Tous les croyants de la Bible savaient qu’ils étaient fragiles et ne pouvaient se suffire à eux-mêmes. Mais au lieu de s’apitoyer d’une manière morbide sur leur sort, ils élèvent leur voix et prient le Père céleste. Certes, la foi n’est pas une garantie de guérison miraculeuse parce que nous nous adressons à Dieu. Elle nous assure plutôt de sa présence indéfectible et de la force qu’il dispense. Celle-ci nous permet de lutter contre la peine et l’épreuve, contre l’adversaire extérieur et contre le mal dont nous sommes nous-mêmes seuls responsables. Aussi paradoxal que cela paraisse, l’ordre et la consolation, l’appel au combat comme l’invitation au repos vont toujours de pair sur les pages de la Bible. La joie nous est promise, mais elle n’élimine pas la peine. Dieu reste auprès de nous, ainsi que le dit le catéchisme de Heidelberg : tant dans la vie que dans la mort, c’est en lui notre unique consolation.

2. Il faut, comme nous l’avons dit, poser la question de savoir où se trouve l’origine du mal qui nous trouble, et surtout de le faire en la présence de Dieu. Mais que se passe-t-il lorsque tout en posant de telles questions nous ne trouvons quand même aucune explication? Nous aurions tort de n’attendre que des explications pouvant nous sembler vraisemblables.

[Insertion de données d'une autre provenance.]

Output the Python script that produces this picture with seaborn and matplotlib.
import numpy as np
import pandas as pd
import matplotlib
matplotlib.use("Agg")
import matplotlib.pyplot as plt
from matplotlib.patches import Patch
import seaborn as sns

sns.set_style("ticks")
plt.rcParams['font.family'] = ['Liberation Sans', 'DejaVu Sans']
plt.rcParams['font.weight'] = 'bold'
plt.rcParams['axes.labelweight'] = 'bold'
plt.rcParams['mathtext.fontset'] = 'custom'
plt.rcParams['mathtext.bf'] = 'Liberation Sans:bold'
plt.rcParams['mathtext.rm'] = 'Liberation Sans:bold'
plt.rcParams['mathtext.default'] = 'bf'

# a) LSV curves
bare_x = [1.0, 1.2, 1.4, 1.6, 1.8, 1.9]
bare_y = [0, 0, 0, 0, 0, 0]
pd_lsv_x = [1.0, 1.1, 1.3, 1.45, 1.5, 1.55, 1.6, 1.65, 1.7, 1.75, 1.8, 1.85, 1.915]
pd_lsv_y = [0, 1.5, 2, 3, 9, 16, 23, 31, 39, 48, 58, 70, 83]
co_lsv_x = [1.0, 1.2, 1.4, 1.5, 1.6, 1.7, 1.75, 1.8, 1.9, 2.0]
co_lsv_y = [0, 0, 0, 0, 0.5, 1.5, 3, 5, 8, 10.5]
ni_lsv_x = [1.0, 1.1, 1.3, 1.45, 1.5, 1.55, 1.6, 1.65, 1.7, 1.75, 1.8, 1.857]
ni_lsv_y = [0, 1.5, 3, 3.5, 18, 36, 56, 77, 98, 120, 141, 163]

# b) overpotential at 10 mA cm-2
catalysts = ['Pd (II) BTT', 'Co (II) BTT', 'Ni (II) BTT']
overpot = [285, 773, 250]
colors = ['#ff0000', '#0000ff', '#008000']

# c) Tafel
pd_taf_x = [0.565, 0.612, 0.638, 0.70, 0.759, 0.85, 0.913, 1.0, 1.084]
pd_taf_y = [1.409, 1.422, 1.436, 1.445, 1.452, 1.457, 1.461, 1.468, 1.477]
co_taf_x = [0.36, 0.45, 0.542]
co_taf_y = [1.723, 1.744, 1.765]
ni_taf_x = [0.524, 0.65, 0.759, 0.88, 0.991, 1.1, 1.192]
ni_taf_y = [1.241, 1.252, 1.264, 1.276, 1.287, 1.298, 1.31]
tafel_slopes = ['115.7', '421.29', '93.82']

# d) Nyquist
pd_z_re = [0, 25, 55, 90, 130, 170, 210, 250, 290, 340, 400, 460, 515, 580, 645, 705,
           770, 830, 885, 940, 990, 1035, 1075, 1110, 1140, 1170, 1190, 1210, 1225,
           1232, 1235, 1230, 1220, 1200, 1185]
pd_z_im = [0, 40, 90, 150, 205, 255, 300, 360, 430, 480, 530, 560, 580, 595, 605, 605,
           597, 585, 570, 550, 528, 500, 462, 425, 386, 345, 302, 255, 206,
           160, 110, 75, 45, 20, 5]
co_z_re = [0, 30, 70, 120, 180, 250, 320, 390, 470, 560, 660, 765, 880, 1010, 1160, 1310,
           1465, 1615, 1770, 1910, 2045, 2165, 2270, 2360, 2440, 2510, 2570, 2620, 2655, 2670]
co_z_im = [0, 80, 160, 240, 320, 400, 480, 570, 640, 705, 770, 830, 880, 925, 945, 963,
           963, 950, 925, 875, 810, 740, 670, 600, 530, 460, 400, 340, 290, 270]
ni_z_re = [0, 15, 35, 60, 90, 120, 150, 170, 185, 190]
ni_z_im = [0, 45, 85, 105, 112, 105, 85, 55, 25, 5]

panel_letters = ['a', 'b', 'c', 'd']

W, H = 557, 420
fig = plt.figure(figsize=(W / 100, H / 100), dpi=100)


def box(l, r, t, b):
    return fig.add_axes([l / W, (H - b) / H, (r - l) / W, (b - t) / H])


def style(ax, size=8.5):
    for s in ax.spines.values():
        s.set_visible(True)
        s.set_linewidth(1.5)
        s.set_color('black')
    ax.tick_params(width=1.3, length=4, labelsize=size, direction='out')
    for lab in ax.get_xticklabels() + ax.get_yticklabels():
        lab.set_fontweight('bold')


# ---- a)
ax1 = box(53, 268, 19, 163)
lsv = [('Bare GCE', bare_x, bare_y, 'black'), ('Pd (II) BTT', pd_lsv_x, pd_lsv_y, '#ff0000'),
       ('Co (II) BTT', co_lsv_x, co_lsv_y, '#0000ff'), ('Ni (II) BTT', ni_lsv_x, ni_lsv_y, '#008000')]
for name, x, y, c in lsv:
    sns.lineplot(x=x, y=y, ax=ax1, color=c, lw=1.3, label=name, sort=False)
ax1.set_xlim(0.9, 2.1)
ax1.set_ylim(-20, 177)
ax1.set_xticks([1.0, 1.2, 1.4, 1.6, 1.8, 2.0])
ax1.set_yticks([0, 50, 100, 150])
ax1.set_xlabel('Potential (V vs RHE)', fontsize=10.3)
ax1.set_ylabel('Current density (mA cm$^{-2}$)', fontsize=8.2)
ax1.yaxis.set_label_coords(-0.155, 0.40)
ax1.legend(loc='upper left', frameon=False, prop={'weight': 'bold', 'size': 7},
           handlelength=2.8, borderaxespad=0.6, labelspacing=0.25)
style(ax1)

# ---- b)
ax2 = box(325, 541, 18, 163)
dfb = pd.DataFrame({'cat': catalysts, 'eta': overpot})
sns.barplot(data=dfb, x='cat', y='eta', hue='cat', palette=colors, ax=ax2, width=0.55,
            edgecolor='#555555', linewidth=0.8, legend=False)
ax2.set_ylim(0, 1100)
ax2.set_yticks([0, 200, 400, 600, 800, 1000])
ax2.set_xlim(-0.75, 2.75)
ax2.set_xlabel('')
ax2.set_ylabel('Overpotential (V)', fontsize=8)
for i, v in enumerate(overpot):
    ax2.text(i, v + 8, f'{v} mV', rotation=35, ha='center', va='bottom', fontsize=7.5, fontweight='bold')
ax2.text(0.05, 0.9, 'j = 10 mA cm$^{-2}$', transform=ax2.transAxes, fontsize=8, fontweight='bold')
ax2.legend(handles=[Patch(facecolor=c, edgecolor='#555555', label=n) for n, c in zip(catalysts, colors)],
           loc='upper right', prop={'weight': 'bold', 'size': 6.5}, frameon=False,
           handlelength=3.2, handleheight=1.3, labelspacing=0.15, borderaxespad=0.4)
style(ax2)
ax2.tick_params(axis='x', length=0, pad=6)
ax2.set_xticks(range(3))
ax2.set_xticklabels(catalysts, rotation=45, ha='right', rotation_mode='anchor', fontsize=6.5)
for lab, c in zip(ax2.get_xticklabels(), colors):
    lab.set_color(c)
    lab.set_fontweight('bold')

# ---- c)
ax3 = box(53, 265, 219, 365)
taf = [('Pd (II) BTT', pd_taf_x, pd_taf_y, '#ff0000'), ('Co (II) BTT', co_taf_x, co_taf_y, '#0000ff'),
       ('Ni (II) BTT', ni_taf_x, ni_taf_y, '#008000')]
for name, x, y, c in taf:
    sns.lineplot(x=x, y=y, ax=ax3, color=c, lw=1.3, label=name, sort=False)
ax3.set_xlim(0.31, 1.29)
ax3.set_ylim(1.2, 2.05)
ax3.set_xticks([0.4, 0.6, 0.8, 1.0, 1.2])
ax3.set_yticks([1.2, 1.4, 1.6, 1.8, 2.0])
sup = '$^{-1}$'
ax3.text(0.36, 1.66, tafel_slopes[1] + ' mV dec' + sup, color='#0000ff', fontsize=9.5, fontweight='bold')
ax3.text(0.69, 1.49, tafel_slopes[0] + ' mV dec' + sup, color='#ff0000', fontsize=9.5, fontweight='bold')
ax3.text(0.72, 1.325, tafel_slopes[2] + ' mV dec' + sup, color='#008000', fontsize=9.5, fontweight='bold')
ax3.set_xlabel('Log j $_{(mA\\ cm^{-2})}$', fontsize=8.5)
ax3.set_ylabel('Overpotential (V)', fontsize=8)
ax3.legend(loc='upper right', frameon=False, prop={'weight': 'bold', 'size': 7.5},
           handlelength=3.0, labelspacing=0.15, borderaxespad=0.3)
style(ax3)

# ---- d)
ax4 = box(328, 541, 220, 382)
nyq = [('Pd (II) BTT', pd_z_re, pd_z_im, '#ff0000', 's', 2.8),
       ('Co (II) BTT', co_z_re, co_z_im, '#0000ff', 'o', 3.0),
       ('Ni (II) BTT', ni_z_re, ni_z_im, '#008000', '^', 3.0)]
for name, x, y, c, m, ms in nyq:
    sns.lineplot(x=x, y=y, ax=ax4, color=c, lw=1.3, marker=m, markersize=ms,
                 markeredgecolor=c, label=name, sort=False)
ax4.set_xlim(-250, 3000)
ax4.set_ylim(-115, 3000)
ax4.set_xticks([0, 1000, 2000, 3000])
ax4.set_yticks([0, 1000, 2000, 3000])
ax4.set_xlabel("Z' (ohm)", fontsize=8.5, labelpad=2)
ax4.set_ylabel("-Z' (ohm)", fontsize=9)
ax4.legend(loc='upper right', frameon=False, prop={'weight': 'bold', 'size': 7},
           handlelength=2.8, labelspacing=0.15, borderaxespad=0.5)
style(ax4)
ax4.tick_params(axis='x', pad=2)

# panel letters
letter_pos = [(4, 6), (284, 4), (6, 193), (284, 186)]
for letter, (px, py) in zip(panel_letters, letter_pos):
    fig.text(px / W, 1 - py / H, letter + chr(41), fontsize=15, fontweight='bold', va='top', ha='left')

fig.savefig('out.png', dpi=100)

Nous vivons à une époque où la médecine est à notre portée et son aide est extrêmement précieuse. Il y a des moments où y avoir recours est un devoir. Il se peut que des facteurs physiques jouent un rôle, lorsque notre esprit ne connaît ni paix ni repos et que notre comportement en pâtit. Pourtant, la foi chrétienne ne saurait se borner à une guérison qui ne s’attaquerait pas à la racine du mal. Elle offre une deuxième indication, extrêmement précieuse. Aussi bien la science moderne que la Bible nous présentent l’homme, corps et âme, en tant qu’une personne indivisible. Notre mal consiste dans la séparation que nous opérons, dans un dualisme qui n’a rien de chrétien. Il nous faut prendre au sérieux la Bonne Nouvelle de l’Écriture, sa compréhension de l’homme et de ses problèmes. Même la psychologie des profondeurs a de la peine à comprendre qui est l’homme. Mais Jésus-Christ, lui, peut nous accorder la paix et la guérison parce qu’il nous connaît totalement.

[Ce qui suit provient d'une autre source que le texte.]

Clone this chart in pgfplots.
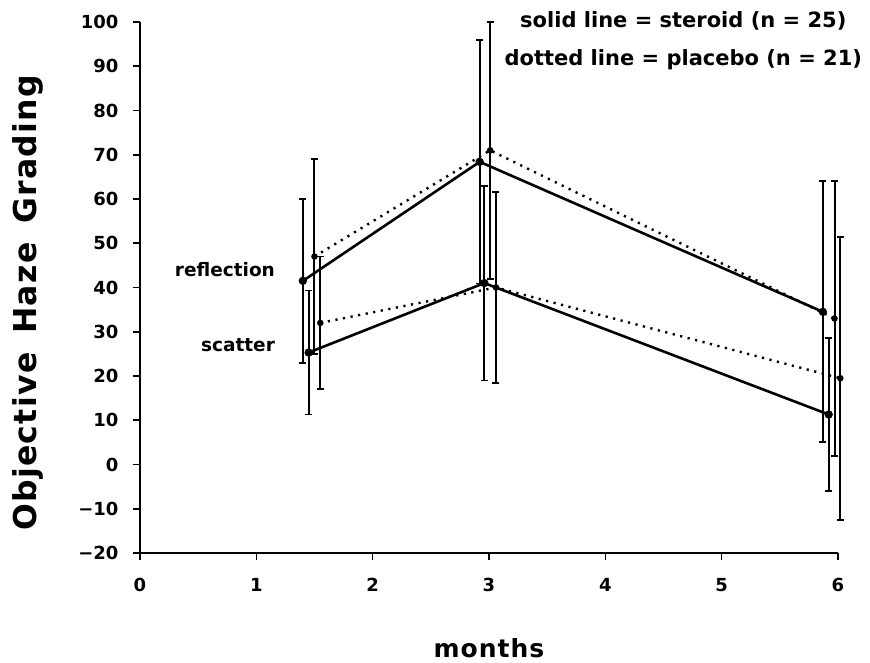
\documentclass[border=0pt]{standalone}
\usepackage{pgfplots}
\pgfplotsset{compat=1.18}
\usepackage{fontspec}
\setmainfont{DejaVu Sans}
\newfontfamily\tickf{DejaVu Sans Bold}
\newfontfamily\labf[LetterSpace=4]{DejaVu Sans Bold}
\pgfplotsset{
  eb/.style={error bars/.cd, y dir=both, y explicit,
    error bar style={solid, line width=2pt},
    error mark options={solid, rotate=90, mark size=3.5pt, line width=1.8pt}},
}
\begin{document}
\begin{tikzpicture}
\begin{axis}[
  scale only axis, width=698pt, height=531pt,
  xmin=0, xmax=6, ymin=-20, ymax=100,
  axis x line=bottom, axis y line=left,
  axis line style={-, line width=2pt},
  xtick={0,1,2,3,4,5,6},
  ytick={-20,-10,0,10,20,30,40,50,60,70,80,90,100},
  yticklabels={{−20},{−10},0,10,20,30,40,50,60,70,80,90,100},
  xticklabels={0,1,2,3,4,5,6},
  tick align=outside, major tick length=7pt,
  tick style={line width=1.6pt, black},
  ticklabel style={font=\tickf\fontsize{18}{19}\selectfont},
  xticklabel style={yshift=-15pt},
  yticklabel style={xshift=-11pt},
  xlabel={months}, ylabel={Objective\hspace{0.6em}Haze\hspace{0.6em}Grading},
  xlabel style={font=\labf\fontsize{25}{26}\selectfont, at={(axis description cs:0.5,-0.179)}, anchor=center},
  ylabel style={font=\labf\fontsize{31.5}{32}\selectfont, at={(axis description cs:-0.161,0.471)}, anchor=center},
  clip=false,
]
% steroid reflection
\addplot[black, line width=2.6pt, mark=*, mark size=2.8pt, eb] coordinates {
  (1.40,41.5) +- (0,18.5)
  (2.92,68.4) +- (0,27.5)
  (5.87,34.5) +- (0,29.5)
};
% placebo reflection
\addplot[black, line width=2.4pt, dash pattern=on 2.2pt off 5.5pt, mark=*, mark size=2pt, mark options={solid}, eb] coordinates {
  (1.50,47) +- (0,22)
  (3.01,71) +- (0,29)
  (5.97,33) +- (0,31)
};
% steroid scatter
\addplot[black, line width=2.6pt, mark=*, mark size=2.8pt, eb] coordinates {
  (1.45,25.3) +- (0,14)
  (2.96,41) +- (0,22)
  (5.92,11.3) +- (0,17.3)
};
% placebo scatter
\addplot[black, line width=2.4pt, dash pattern=on 2.2pt off 5.5pt, mark=*, mark size=2pt, mark options={solid}, eb] coordinates {
  (1.55,32) +- (0,15)
  (3.06,40) +- (0,21.5)
  (6.02,19.5) +- (0,32)
};
\node[anchor=east, font=\tickf\fontsize{18.5}{19}\selectfont] at (axis cs:1.19,44) {reflection};
\node[anchor=east, font=\tickf\fontsize{18.5}{19}\selectfont] at (axis cs:1.19,27) {scatter};
\node[font=\tickf\fontsize{21}{22}\selectfont] at (axis cs:4.67,100.3) {solid line = steroid (n = 25)};
\node[font=\tickf\fontsize{21}{22}\selectfont] at (axis cs:4.67,91.4) {dotted line = placebo (n = 21)};
\end{axis}
\path ([shift={(-140pt,-109pt)}]current axis.south west) rectangle ([shift={(32pt,22pt)}]current axis.north east);
\end{tikzpicture}
\end{document}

Nous savons que chacun d’entre nous possède ce qu’on appelle l’impulsion d’agressivité. Celle-ci n’est pas seulement dirigée contre les autres, mais elle est encore très souvent dirigée contre nous-mêmes et est la cause de nos sentiments de culpabilité. Combien de remords morbides, combien de tourments inutiles, que de masochismes spirituels parce que bien souvent nous nous punissons sans même le savoir… C’est dans cette situation qu’intervient l’Évangile. Il nous remet en ordre. En nous-mêmes, nous sommes divisés. Nous sommes de toute manière indignes et surtout incapables de faire un bon choix. Nous échouons tous les jours et de plusieurs manières, mais nous sommes à présent acceptés, pardonnés, aimés par Dieu. Nos remords ne peuvent qu’aggraver la situation, car la rancune contre nous-mêmes n’est que guerre civile.

Mais Dieu, lui, nous accepte parce qu’il nous aime. Il nous accepte avec nos fautes, nos erreurs, notre ignorance, notre péché. Pourquoi nous débattre et chercher une issue qui, de toute manière, nous échappe? Nous ne pouvons atteindre le bonheur que si nous laissons son amour nous rendre intègres et sains. Cela s’appelle avoir un cœur simple. Être simples comme Dieu est simple, comme le dit la Confession de foi de La Rochelle. La foi chrétienne n’est pas moraliste. Et quelle actualité, quelle profondeur et quelle puissance dans cet Évangile qui pénètre au plus profond de nous-mêmes pour nous restaurer!

Si les chrétiens que nous sommes savions trouver un tel équilibre, notre service pour le prochain serait beaucoup plus efficace… Mais quelle caricature de service l’Église offre-t-elle, lorsque, voulant à tout prix être présente au monde, oublie de balayer devant sa propre porte?

3. Pour terminer, sachons quelles autres indications nous offre la foi chrétienne dans des circonstances semblables. Pour le psalmiste, auteur de cette prière, il semblait que tout dépendait de son humeur jusqu’au moment où il se rendit compte que la présence de Dieu était indépendante de sa volonté et de ses sentiments. Notre humeur et notre dépression peuvent être passagères. Celui qui demeure et qui persiste dans la fidélité est Dieu en personne. Il nous faut absolument développer le sentiment de l’objectivité de Dieu.

Dieu n’est pas moi; il n’est pas la profondeur de mon être; il ne se confond pas avec ma personne. Toute la Bible insiste sur ce caractère objectif de Dieu. Il est l’Autre; il est transcendant; il est au-dessus de tout et de tous, bien qu’il soit immédiatement présent auprès de moi.

Ce Psaume remarquable se termine par ces mots d’espérance : Dieu interviendra pour éclairer le jour sombre; il apaisera le cœur troublé; il pansera l’âme blessée; il est le salut. Il est mon Dieu.